— Begin Material for this exercise —

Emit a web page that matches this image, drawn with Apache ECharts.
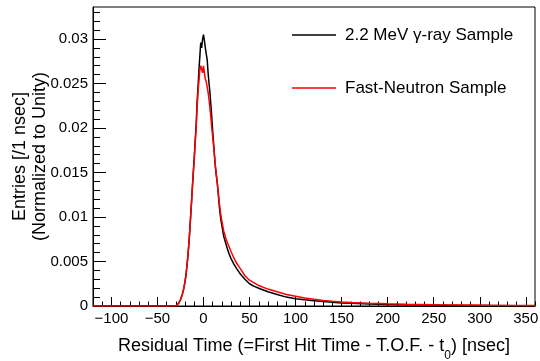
<!DOCTYPE html>
<html><head><meta charset="utf-8">
<script src="https://cdn.jsdelivr.net/npm/echarts@6/dist/echarts.min.js"></script>
<style>html,body{margin:0;padding:0;background:#fff}#c{width:540px;height:361px}</style>
</head><body><div id="c"></div>
<script>
// Bin centres (nsec)
const timeNs = [-120,-30,
 -29,-28,-27,-26,-25,-24,-23,-22,-21,-20,
 -19,-18,-17,-16,-15,-14,-13,-12,-11,-10,
 -9,-8,-7,-6,-5,-4,-3,-2,-1,0,
 1,2,3,4,5,6,7,8,9,10,
 11,12,13,14,15,16,17,18,19,20,
 22,24,26,28,30,33,36,40,45,50,55,60,
 70,80,90,100,110,120,130,140,150,160,
 180,200,220,250,280,310,340,360];
// 2.2 MeV gamma-ray sample
const gammaVals = [0,0,
 0.0001,0.0002,0.0003,0.0005,0.0007,0.0010,0.0013,0.0017,0.0022,0.0028,
 0.0035,0.0045,0.0055,0.0068,0.0083,0.0100,0.0117,0.0135,0.0152,0.0168,
 0.0186,0.0203,0.0228,0.0245,0.0265,0.0280,0.0296,0.0290,0.0300,0.0305,
 0.0298,0.0290,0.0283,0.0277,0.0262,0.0250,0.0240,0.0226,0.0212,0.0196,
 0.0182,0.0168,0.0155,0.0146,0.0138,0.0126,0.0114,0.0104,0.0096,0.0090,
 0.0078,0.0071,0.0064,0.0058,0.0053,0.0047,0.0042,0.0036,0.0030,0.0025,0.0022,0.0020,
 0.0016,0.0013,0.0010,0.00082,0.00070,0.00060,0.00050,0.00042,0.00035,0.00030,
 0.00023,0.00018,0.00014,0.00010,0.00007,0.00005,0.00003,0.00002];
// Fast-neutron sample
const neutronVals = [0,0,
 0.0001,0.0002,0.0003,0.0005,0.0007,0.0010,0.0013,0.0017,0.0022,0.0028,
 0.0035,0.0045,0.0056,0.0069,0.0084,0.0100,0.0117,0.0134,0.0150,0.0166,
 0.0183,0.0200,0.0222,0.0240,0.0252,0.0265,0.0270,0.0271,0.0262,0.0270,
 0.0262,0.0255,0.0252,0.0252,0.0240,0.0232,0.0222,0.0212,0.0200,0.0190,
 0.0179,0.0168,0.0157,0.0147,0.0138,0.0128,0.0118,0.0109,0.0101,0.0095,
 0.0084,0.0077,0.0071,0.0066,0.0061,0.0054,0.0048,0.0042,0.0034,0.0029,0.0026,0.0023,
 0.0019,0.0016,0.0013,0.0011,0.0009,0.00075,0.00063,0.00053,0.00045,0.00038,
 0.00030,0.00024,0.00020,0.00015,0.00011,0.00008,0.00006,0.00005];
const seriesNames = ['2.2 MeV \u03b3-ray Sample', 'Fast-Neutron Sample'];
const xMajorTicks = [-100,-50,0,50,100,150,200,250,300,350];
const xMinorTicks = [-120,-110,-90,-80,-70,-60,-40,-30,-20,-10,10,20,30,40,60,70,80,90,110,120,130,140,160,170,180,190,210,220,230,240,260,270,280,290,310,320,330,340,360];
const yMajorTicks = [0,0.005,0.01,0.015,0.02,0.025,0.03];
const yMinorTicks = [0.001,0.002,0.003,0.004,0.006,0.007,0.008,0.009,0.011,0.012,0.013,0.014,0.016,0.017,0.018,0.019,0.021,0.022,0.023,0.024,0.026,0.027,0.028,0.029,0.031,0.032,0.033];
const xRange = [-120, 360];
const yRange = [0, 0.0336];

const FONT = '"Liberation Sans", Arial, Helvetica, sans-serif';
const chart = echarts.init(document.getElementById('c'), null, {renderer: 'canvas'});
function xAx(major) {
  return {
    type: 'value', min: xRange[0], max: xRange[1], position: 'bottom',
    axisLine: {show: major, onZero: false, lineStyle: {color: '#000', width: 1}},
    axisTick: {show: true, inside: true, length: major ? 9 : 4.5, customValues: major ? xMajorTicks : xMinorTicks, lineStyle: {color: '#000'}},
    axisLabel: {show: major, customValues: xMajorTicks, color: '#000', fontFamily: FONT, fontSize: 15, margin: 5,
      formatter: v => String(v).replace('-', '\u2212')},
    splitLine: {show: false},
    name: major ? '{n|Residual Time (=First Hit Time - T.O.F. - t}{s|0}{n|) [nsec]}' : '',
    nameLocation: 'middle', nameGap: 31, nameMoveOverlap: false,
    nameTextStyle: {rich: {
      n: {fontFamily: FONT, fontSize: 18, color: '#000', padding: [0,0,7,0], verticalAlign: 'bottom'},
      s: {fontFamily: FONT, fontSize: 12, color: '#000', verticalAlign: 'bottom'}
    }}
  };
}
function yAx(major) {
  return {
    type: 'value', min: yRange[0], max: yRange[1], position: 'left',
    axisLine: {show: major, onZero: false, lineStyle: {color: '#000', width: 1}},
    axisTick: {show: true, inside: true, length: major ? 13 : 7, customValues: major ? yMajorTicks : yMinorTicks, lineStyle: {color: '#000'}},
    axisLabel: {show: major, customValues: yMajorTicks, color: '#000', fontFamily: FONT, fontSize: 15, margin: 5},
    splitLine: {show: false},
    name: major ? 'Entries [/1 nsec]\n(Normalized to Unity)' : '',
    nameLocation: 'middle', nameRotate: 90, nameGap: 43, nameMoveOverlap: false,
    nameTextStyle: {fontFamily: FONT, fontSize: 18, color: '#000', lineHeight: 20}
  };
}
chart.setOption({
  animation: false,
  backgroundColor: '#fff',
  grid: {left: 93, right: 5, top: 7, bottom: 55, show: true, borderColor: '#000', borderWidth: 1,
         containLabel: false, outerBoundsMode: 'none'},
  xAxis: [xAx(true), xAx(false)],
  yAxis: [yAx(true), yAx(false)],
  legend: {
    orient: 'vertical', left: 292, top: 26, padding: 0, itemGap: 35, itemWidth: 44, itemHeight: 1.5,
    icon: 'rect',
    textStyle: {fontFamily: FONT, fontSize: 17, color: '#000', lineHeight: 18, padding: [0,0,0,4]},
    data: seriesNames
  },
  series: [
    {name: seriesNames[0], type: 'line', xAxisIndex: 0, yAxisIndex: 0, showSymbol: false,
     lineStyle: {color: '#000', width: 1.5}, itemStyle: {color: '#000'},
     data: timeNs.map((t, i) => [t, gammaVals[i]])},
    {name: seriesNames[1], type: 'line', xAxisIndex: 0, yAxisIndex: 0, showSymbol: false,
     lineStyle: {color: '#ff0000', width: 1.5}, itemStyle: {color: '#ff0000'},
     data: timeNs.map((t, i) => [t, neutronVals[i]])}
  ]
});
</script>
</body></html>
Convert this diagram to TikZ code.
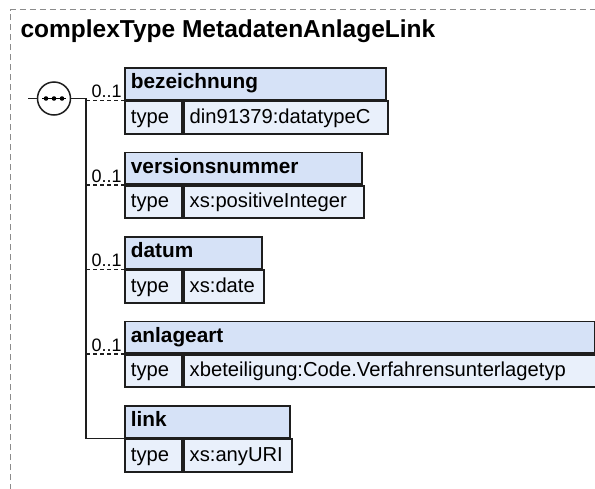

— End Material for this exercise —

Your task:
Return all the entries word for word, but omit any pictures they contain.

Task solution:
Emit a web page that matches this image, drawn with Apache ECharts.
<!DOCTYPE html>
<html><head><meta charset="utf-8">
<script src="https://cdn.jsdelivr.net/npm/echarts@6/dist/echarts.min.js"></script>
<style>html,body{margin:0;padding:0;background:#fff}#c{width:540px;height:361px}</style>
</head><body><div id="c"></div>
<script>
// Bin centres (nsec)
const timeNs = [-120,-30,
 -29,-28,-27,-26,-25,-24,-23,-22,-21,-20,
 -19,-18,-17,-16,-15,-14,-13,-12,-11,-10,
 -9,-8,-7,-6,-5,-4,-3,-2,-1,0,
 1,2,3,4,5,6,7,8,9,10,
 11,12,13,14,15,16,17,18,19,20,
 22,24,26,28,30,33,36,40,45,50,55,60,
 70,80,90,100,110,120,130,140,150,160,
 180,200,220,250,280,310,340,360];
// 2.2 MeV gamma-ray sample
const gammaVals = [0,0,
 0.0001,0.0002,0.0003,0.0005,0.0007,0.0010,0.0013,0.0017,0.0022,0.0028,
 0.0035,0.0045,0.0055,0.0068,0.0083,0.0100,0.0117,0.0135,0.0152,0.0168,
 0.0186,0.0203,0.0228,0.0245,0.0265,0.0280,0.0296,0.0290,0.0300,0.0305,
 0.0298,0.0290,0.0283,0.0277,0.0262,0.0250,0.0240,0.0226,0.0212,0.0196,
 0.0182,0.0168,0.0155,0.0146,0.0138,0.0126,0.0114,0.0104,0.0096,0.0090,
 0.0078,0.0071,0.0064,0.0058,0.0053,0.0047,0.0042,0.0036,0.0030,0.0025,0.0022,0.0020,
 0.0016,0.0013,0.0010,0.00082,0.00070,0.00060,0.00050,0.00042,0.00035,0.00030,
 0.00023,0.00018,0.00014,0.00010,0.00007,0.00005,0.00003,0.00002];
// Fast-neutron sample
const neutronVals = [0,0,
 0.0001,0.0002,0.0003,0.0005,0.0007,0.0010,0.0013,0.0017,0.0022,0.0028,
 0.0035,0.0045,0.0056,0.0069,0.0084,0.0100,0.0117,0.0134,0.0150,0.0166,
 0.0183,0.0200,0.0222,0.0240,0.0252,0.0265,0.0270,0.0271,0.0262,0.0270,
 0.0262,0.0255,0.0252,0.0252,0.0240,0.0232,0.0222,0.0212,0.0200,0.0190,
 0.0179,0.0168,0.0157,0.0147,0.0138,0.0128,0.0118,0.0109,0.0101,0.0095,
 0.0084,0.0077,0.0071,0.0066,0.0061,0.0054,0.0048,0.0042,0.0034,0.0029,0.0026,0.0023,
 0.0019,0.0016,0.0013,0.0011,0.0009,0.00075,0.00063,0.00053,0.00045,0.00038,
 0.00030,0.00024,0.00020,0.00015,0.00011,0.00008,0.00006,0.00005];
const seriesNames = ['2.2 MeV \u03b3-ray Sample', 'Fast-Neutron Sample'];
const xMajorTicks = [-100,-50,0,50,100,150,200,250,300,350];
const xMinorTicks = [-120,-110,-90,-80,-70,-60,-40,-30,-20,-10,10,20,30,40,60,70,80,90,110,120,130,140,160,170,180,190,210,220,230,240,260,270,280,290,310,320,330,340,360];
const yMajorTicks = [0,0.005,0.01,0.015,0.02,0.025,0.03];
const yMinorTicks = [0.001,0.002,0.003,0.004,0.006,0.007,0.008,0.009,0.011,0.012,0.013,0.014,0.016,0.017,0.018,0.019,0.021,0.022,0.023,0.024,0.026,0.027,0.028,0.029,0.031,0.032,0.033];
const xRange = [-120, 360];
const yRange = [0, 0.0336];

const FONT = '"Liberation Sans", Arial, Helvetica, sans-serif';
const chart = echarts.init(document.getElementById('c'), null, {renderer: 'canvas'});
function xAx(major) {
  return {
    type: 'value', min: xRange[0], max: xRange[1], position: 'bottom',
    axisLine: {show: major, onZero: false, lineStyle: {color: '#000', width: 1}},
    axisTick: {show: true, inside: true, length: major ? 9 : 4.5, customValues: major ? xMajorTicks : xMinorTicks, lineStyle: {color: '#000'}},
    axisLabel: {show: major, customValues: xMajorTicks, color: '#000', fontFamily: FONT, fontSize: 15, margin: 5,
      formatter: v => String(v).replace('-', '\u2212')},
    splitLine: {show: false},
    name: major ? '{n|Residual Time (=First Hit Time - T.O.F. - t}{s|0}{n|) [nsec]}' : '',
    nameLocation: 'middle', nameGap: 31, nameMoveOverlap: false,
    nameTextStyle: {rich: {
      n: {fontFamily: FONT, fontSize: 18, color: '#000', padding: [0,0,7,0], verticalAlign: 'bottom'},
      s: {fontFamily: FONT, fontSize: 12, color: '#000', verticalAlign: 'bottom'}
    }}
  };
}
function yAx(major) {
  return {
    type: 'value', min: yRange[0], max: yRange[1], position: 'left',
    axisLine: {show: major, onZero: false, lineStyle: {color: '#000', width: 1}},
    axisTick: {show: true, inside: true, length: major ? 13 : 7, customValues: major ? yMajorTicks : yMinorTicks, lineStyle: {color: '#000'}},
    axisLabel: {show: major, customValues: yMajorTicks, color: '#000', fontFamily: FONT, fontSize: 15, margin: 5},
    splitLine: {show: false},
    name: major ? 'Entries [/1 nsec]\n(Normalized to Unity)' : '',
    nameLocation: 'middle', nameRotate: 90, nameGap: 43, nameMoveOverlap: false,
    nameTextStyle: {fontFamily: FONT, fontSize: 18, color: '#000', lineHeight: 20}
  };
}
chart.setOption({
  animation: false,
  backgroundColor: '#fff',
  grid: {left: 93, right: 5, top: 7, bottom: 55, show: true, borderColor: '#000', borderWidth: 1,
         containLabel: false, outerBoundsMode: 'none'},
  xAxis: [xAx(true), xAx(false)],
  yAxis: [yAx(true), yAx(false)],
  legend: {
    orient: 'vertical', left: 292, top: 26, padding: 0, itemGap: 35, itemWidth: 44, itemHeight: 1.5,
    icon: 'rect',
    textStyle: {fontFamily: FONT, fontSize: 17, color: '#000', lineHeight: 18, padding: [0,0,0,4]},
    data: seriesNames
  },
  series: [
    {name: seriesNames[0], type: 'line', xAxisIndex: 0, yAxisIndex: 0, showSymbol: false,
     lineStyle: {color: '#000', width: 1.5}, itemStyle: {color: '#000'},
     data: timeNs.map((t, i) => [t, gammaVals[i]])},
    {name: seriesNames[1], type: 'line', xAxisIndex: 0, yAxisIndex: 0, showSymbol: false,
     lineStyle: {color: '#ff0000', width: 1.5}, itemStyle: {color: '#ff0000'},
     data: timeNs.map((t, i) => [t, neutronVals[i]])}
  ]
});
</script>
</body></html>
Convert this diagram to TikZ code.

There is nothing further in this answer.